## begin INFORMATION PROVIDED

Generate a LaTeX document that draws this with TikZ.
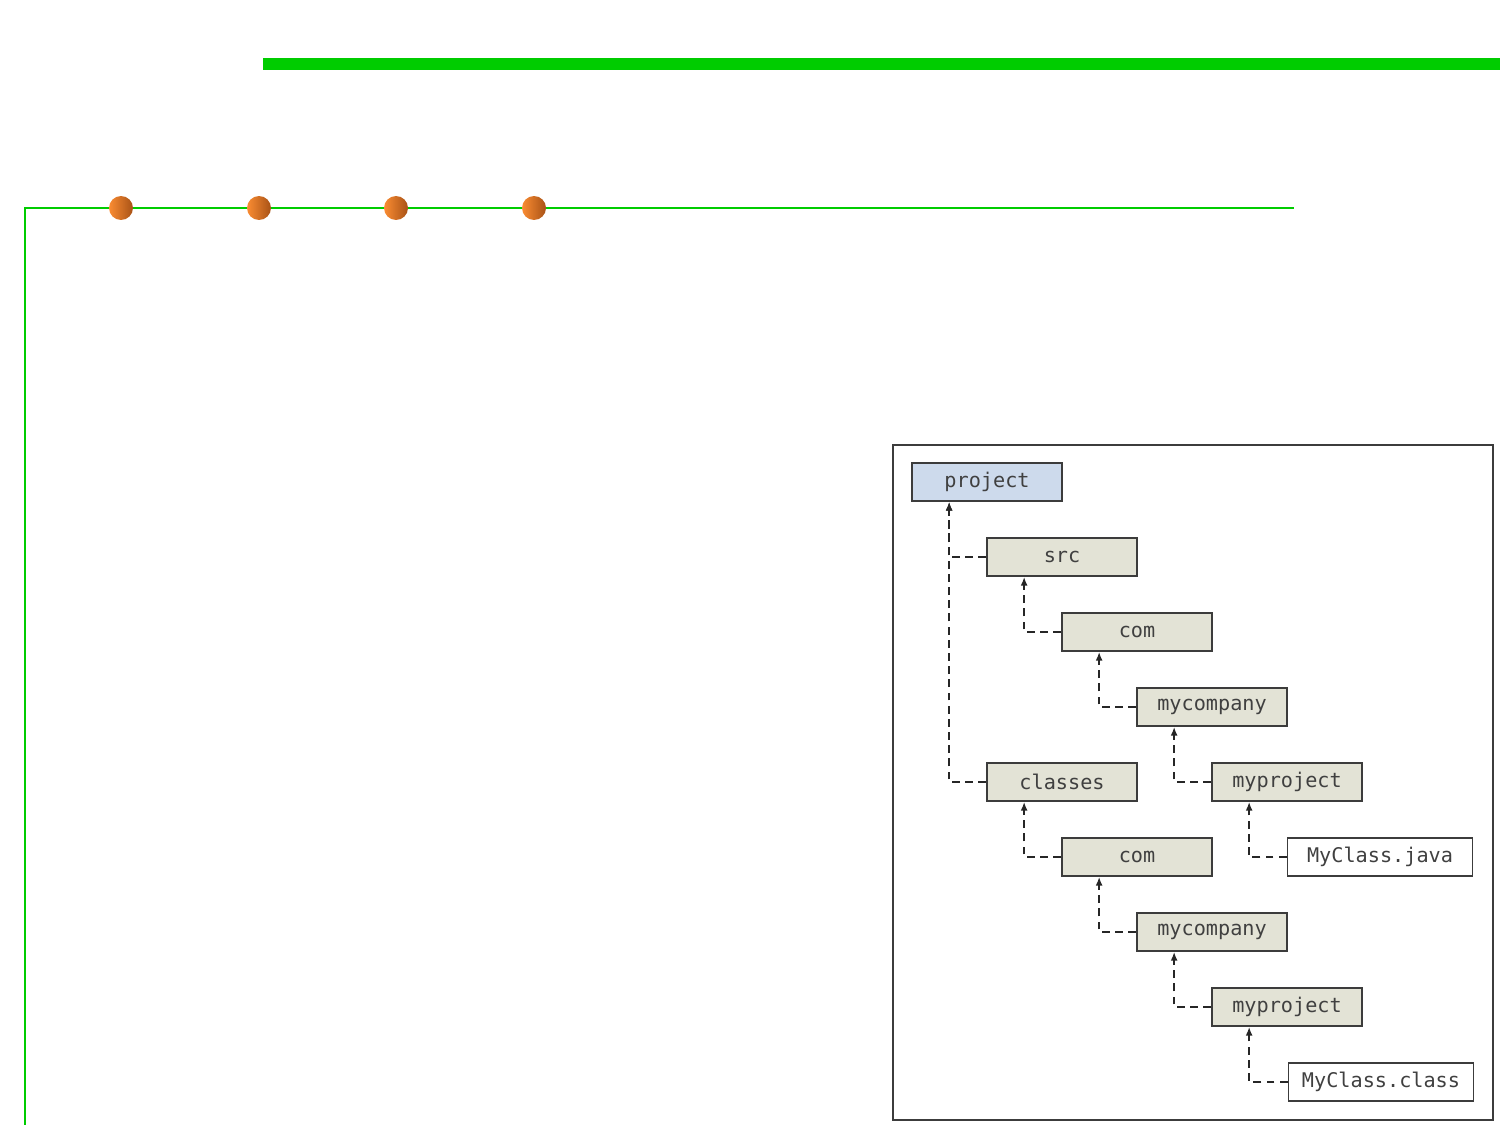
\documentclass[tikz,border=0pt]{standalone}
\usepackage{fontspec}
\setmonofont{DejaVu Sans Mono}
\usetikzlibrary{arrows.meta}

\definecolor{barGreen}{RGB}{0,204,0}
\definecolor{dirFill}{RGB}{227,227,214}
\definecolor{rootFill}{RGB}{205,218,236}
\definecolor{boxLine}{RGB}{60,60,60}
\definecolor{dotLight}{RGB}{250,140,50}
\definecolor{dotDark}{RGB}{168,82,22}

\tikzset{
  dir/.style={draw=boxLine, line width=1pt, fill=dirFill, minimum width=3cm,
    minimum height=0.76cm, inner sep=0pt, text=black!75,
    font=\ttfamily\fontsize{11.5}{12}\selectfont},
  rootdir/.style={dir, fill=rootFill},
  file/.style={dir, fill=white, minimum width=3.7cm},
  link/.style={draw=black!85, line width=1pt, dash pattern=on 4.5pt off 3pt,
    -{Latex[length=5pt,width=4pt]}},
  dot/.style={circle, minimum size=0.48cm, inner sep=0pt, shading=axis,
    left color=dotLight, right color=dotDark}
}

\begin{document}
\begin{tikzpicture}[x=0.02cm, y=-0.02cm]
  \useasboundingbox (0,0) rectangle (1500,1125);

  % green bars
  \fill[barGreen] (263,58) rectangle (1500,70);
  \draw[barGreen, line width=1.2pt] (25,1125) -- (25,208) -- (1294,208);
  \foreach \i/\x in {1/121, 2/259, 3/396, 4/534}
    \node[dot] (dot\i) at (\x,208) {};

  % frame
  \draw[boxLine, line width=1.1pt] (893,445) rectangle (1493,1120);

  % directory tree
  \node[rootdir] (project) at (987,482) {project};
  \node[dir] (src) at (1062,557) {src};
  \node[dir] (srccom) at (1137,632) {com};
  \node[dir] (srccompany) at (1212,707) {mycompany};
  \node[dir] (srcproject) at (1287,782) {myproject};
  \node[file] (javafile) at (1380,857) {MyClass.java};
  \node[dir] (classes) at (1062,782) {classes};
  \node[dir] (clscom) at (1137,857) {com};
  \node[dir] (clscompany) at (1212,932) {mycompany};
  \node[dir] (clsproject) at (1287,1007) {myproject};
  \node[file] (classfile) at (1381,1082) {MyClass.class};

  \foreach \child/\parent in {src/project, classes/project, srccom/src,
      srccompany/srccom, srcproject/srccompany, javafile/srcproject,
      clscom/classes, clscompany/clscom, clsproject/clscompany, classfile/clsproject}
    \draw[link] (\child.west) -| ([xshift=0.76cm]\parent.south west);
\end{tikzpicture}
\end{document}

## end INFORMATION PROVIDED

EXERCISE DIRECTIONS: Each line of the data should be quoted exactly, with pictures left out.

EXERCISE SOLUTION:
Generate a LaTeX document that draws this with TikZ.
\documentclass[tikz,border=0pt]{standalone}
\usepackage{fontspec}
\setmonofont{DejaVu Sans Mono}
\usetikzlibrary{arrows.meta}

\definecolor{barGreen}{RGB}{0,204,0}
\definecolor{dirFill}{RGB}{227,227,214}
\definecolor{rootFill}{RGB}{205,218,236}
\definecolor{boxLine}{RGB}{60,60,60}
\definecolor{dotLight}{RGB}{250,140,50}
\definecolor{dotDark}{RGB}{168,82,22}

\tikzset{
  dir/.style={draw=boxLine, line width=1pt, fill=dirFill, minimum width=3cm,
    minimum height=0.76cm, inner sep=0pt, text=black!75,
    font=\ttfamily\fontsize{11.5}{12}\selectfont},
  rootdir/.style={dir, fill=rootFill},
  file/.style={dir, fill=white, minimum width=3.7cm},
  link/.style={draw=black!85, line width=1pt, dash pattern=on 4.5pt off 3pt,
    -{Latex[length=5pt,width=4pt]}},
  dot/.style={circle, minimum size=0.48cm, inner sep=0pt, shading=axis,
    left color=dotLight, right color=dotDark}
}

\begin{document}
\begin{tikzpicture}[x=0.02cm, y=-0.02cm]
  \useasboundingbox (0,0) rectangle (1500,1125);

  % green bars
  \fill[barGreen] (263,58) rectangle (1500,70);
  \draw[barGreen, line width=1.2pt] (25,1125) -- (25,208) -- (1294,208);
  \foreach \i/\x in {1/121, 2/259, 3/396, 4/534}
    \node[dot] (dot\i) at (\x,208) {};

  % frame
  \draw[boxLine, line width=1.1pt] (893,445) rectangle (1493,1120);

  % directory tree
  \node[rootdir] (project) at (987,482) {project};
  \node[dir] (src) at (1062,557) {src};
  \node[dir] (srccom) at (1137,632) {com};
  \node[dir] (srccompany) at (1212,707) {mycompany};
  \node[dir] (srcproject) at (1287,782) {myproject};
  \node[file] (javafile) at (1380,857) {MyClass.java};
  \node[dir] (classes) at (1062,782) {classes};
  \node[dir] (clscom) at (1137,857) {com};
  \node[dir] (clscompany) at (1212,932) {mycompany};
  \node[dir] (clsproject) at (1287,1007) {myproject};
  \node[file] (classfile) at (1381,1082) {MyClass.class};

  \foreach \child/\parent in {src/project, classes/project, srccom/src,
      srccompany/srccom, srcproject/srccompany, javafile/srcproject,
      clscom/classes, clscompany/clscom, clsproject/clscompany, classfile/clsproject}
    \draw[link] (\child.west) -| ([xshift=0.76cm]\parent.south west);
\end{tikzpicture}
\end{document}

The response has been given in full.